On May 24, Jessica Reznicek, will go to trial in Nebraska for her action. She has chosen to go “pro se” – to defend herself. Courts in the US seldom allow the necessity defense. If the judge in Jessica’s case does so, Jessica could try to defend herself saying she acted to prevent a greater harm. She could establish that the US government consistently provides Northrop Grumman with lavish funding, devoting immense resources of materials and scientific ingenuity to the study of war, all desperately needed elsewhere. Northrop Grumman steadily experiments in perfecting the high-tech advantage of an empire bent on endlessly dominating the world through endless war.
I wish that the testimony of my friends who literally beat guns into garden tools could be part of the courtroom proceeding. They urge us to make guns and other weapons unnecessary, using raw tools of compassion and service to heal the conflicts in which weapons are used. I wish my young Afghan friends here in Kabul, who live under constant surveillance of Unmanned Aerial Systems, could testify about their desire to refine tools of peace making and constructive service.
They could assure the court that it’s far more worthwhile to develop raw tools for producing needed goods and services than to develop weapon systems of mass destruction.
Jessica’s action makes me wonder if the “norm” in our society is the opposite of the biblical plowshares exhortation. Our major institutions study the ways of war comprehensively and our “top crop” in the US has become weapons. Jessica encourages, one might even say provokes, discussion of the role militarism plays in our world.
I hope the words of a legendary barrister in Ireland, Mr. Nix, who defended “The Pitstop Plowshares,” can be recalled as Jessica’s trial nears conclusion. Shortly before the US led coalition began bombing Iraq in 2003, five activists invoked the swords to plowhsares saying from the Book of Isaiah and hammered on a US warplane parked on the tarmac of Shannon airport. Ireland is a neutral country, and they believed that the US Navy warplanes making “pitstops” en route to a war zone violated that neutrality. They undertook the action shortly after attending a retreat during which the Sisters of St. Brigid, in Kildare, Ireland had asked me to speak about Iraqis who suffered under 13 years of US led UN economic sanctions. Before returning to Baghdad, I gave them enlarged, laminated photos of Iraqi children who were among the half million who died, according to the U.N., as a direct result of economic sanctions along with photos of children killed by an earlier US aerial attack on the city of Basra. They used these photos to set up a memorial shrine next to the warplane they had damaged. Mr. Nix, preparing for trial, asked that I come to Dublin as a witness to help establish the defendants’ motivations.
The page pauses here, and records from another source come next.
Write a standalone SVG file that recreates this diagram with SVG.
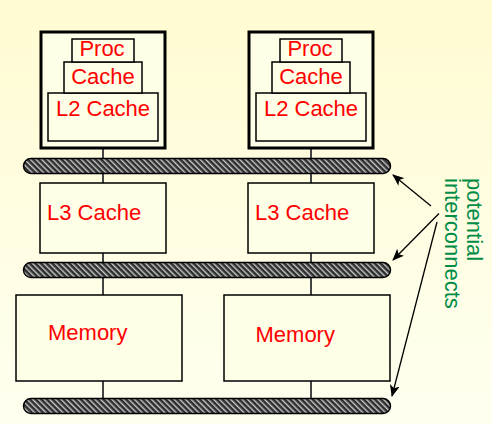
<svg xmlns="http://www.w3.org/2000/svg" width="492" height="424" viewBox="0 0 492 424">
  <defs>
    <linearGradient id="bg" x1="0" y1="0" x2="0" y2="1">
      <stop offset="0" stop-color="#fffbd2"/>
      <stop offset="1" stop-color="#fffff0"/>
    </linearGradient>
    <pattern id="hatch" patternUnits="userSpaceOnUse" width="4" height="4" patternTransform="rotate(-45)">
      <rect width="4" height="4" fill="#2e2e2e"/>
      <rect x="0" y="0" width="1.4" height="4" fill="#c8c8c8"/>
    </pattern>
    <marker id="ah" markerWidth="12" markerHeight="10" refX="11" refY="5" orient="auto" markerUnits="userSpaceOnUse">
      <path d="M0,0 L12,5 L0,10 L3,5 Z" fill="#000"/>
    </marker>
  </defs>
  <style>
    .box { fill: #fffee6; stroke: #000; stroke-width: 1.5; }
    .outer { fill: #fffee6; stroke: #000; stroke-width: 3; }
    .bus { fill: url(#hatch); stroke: #000; stroke-width: 1.5; }
    .lbl { font-family: "Liberation Sans", Arial, sans-serif; font-size: 22px; fill: #ff0000; }
    .c { text-anchor: middle; }
    .vline { stroke: #444; stroke-width: 2; }
    .arrow { stroke: #000; stroke-width: 1.3; fill: none; marker-end: url(#ah); }
    .note { font-family: "Liberation Sans", Arial, sans-serif; font-size: 22px; fill: #008c46; }
  </style>
  <rect width="492" height="424" fill="url(#bg)"/>

  <g id="connectors">
    <line class="vline" x1="103" y1="149" x2="103" y2="398"/>
    <line class="vline" x1="311" y1="149" x2="311" y2="398"/>
    <line class="arrow" x1="431" y1="206" x2="393" y2="175"/>
    <line class="arrow" x1="439" y1="213.5" x2="393" y2="260"/>
    <line class="arrow" x1="437" y1="222" x2="392" y2="396"/>
  </g>

  <g id="node-proc1">
    <rect class="outer" x="41" y="32" width="124" height="116"/>
    <rect class="box" x="48" y="93" width="110" height="48"/>
    <rect class="box" x="64" y="62" width="78" height="31"/>
    <rect class="box" x="72" y="39" width="62" height="23"/>
    <text class="lbl c" x="102" y="56">Proc</text>
    <text class="lbl c" x="103" y="84">Cache</text>
    <text class="lbl c" x="103" y="116">L2 Cache</text>
  </g>
  <g id="node-proc2">
    <rect class="outer" x="249" y="32" width="124" height="116"/>
    <rect class="box" x="256" y="93" width="110" height="48"/>
    <rect class="box" x="272" y="62" width="78" height="31"/>
    <rect class="box" x="280" y="39" width="62" height="23"/>
    <text class="lbl c" x="310" y="56">Proc</text>
    <text class="lbl c" x="311" y="84">Cache</text>
    <text class="lbl c" x="311" y="116">L2 Cache</text>
  </g>

  <g id="bus1"><rect class="bus" x="23.5" y="158.5" width="367" height="15" rx="7.5"/></g>

  <g id="node-l3-1">
    <rect class="box" x="40" y="183" width="126" height="70"/>
    <text class="lbl" x="47" y="220">L3 Cache</text>
  </g>
  <g id="node-l3-2">
    <rect class="box" x="248" y="183" width="126" height="70"/>
    <text class="lbl" x="255" y="220">L3 Cache</text>
  </g>

  <g id="bus2"><rect class="bus" x="23.5" y="262.5" width="367" height="15" rx="7.5"/></g>

  <g id="node-mem1">
    <rect class="box" x="16" y="295" width="166" height="86"/>
    <text class="lbl" x="48" y="340">Memory</text>
  </g>
  <g id="node-mem2">
    <rect class="box" x="224" y="295" width="166" height="86"/>
    <text class="lbl" x="255.5" y="342">Memory</text>
  </g>

  <g id="bus3"><rect class="bus" x="23.5" y="398.5" width="367" height="15" rx="7.5"/></g>

  <g id="note">
    <text class="note" transform="translate(467,178) rotate(90)">potential</text>
    <text class="note" transform="translate(445,178) rotate(90)">interconnects</text>
  </g>
</svg>
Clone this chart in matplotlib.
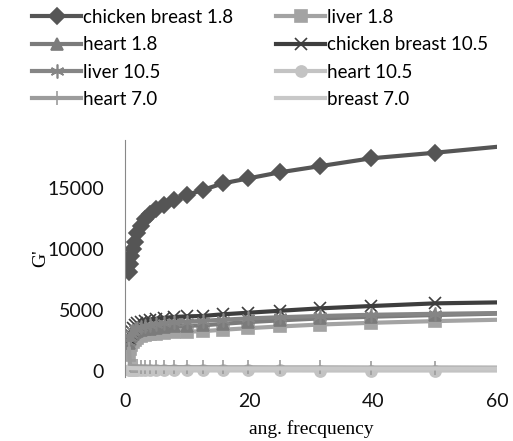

I will never forget his closing statement in which he delivered a fiery indictment of war makers and described the hideous punishment wars inflict on innocent people, especially children. He ended his remarks by addressing everyone assembled in Dublin’s Four Courts, saying: “The question isn’t ‘Did these five have a lawful excuse to do what they did?’ The question is ‘What’s your excuse not to do more? What will rise ye?!’ The Irish jury acquitted the defendants on all charges.
No matter what the outcome of Jessica’s trial, Mr. Nix’s question, “What will rise ye?” abides. How can we, each of us, help lift the hammer of justice, cultivating a world at peace.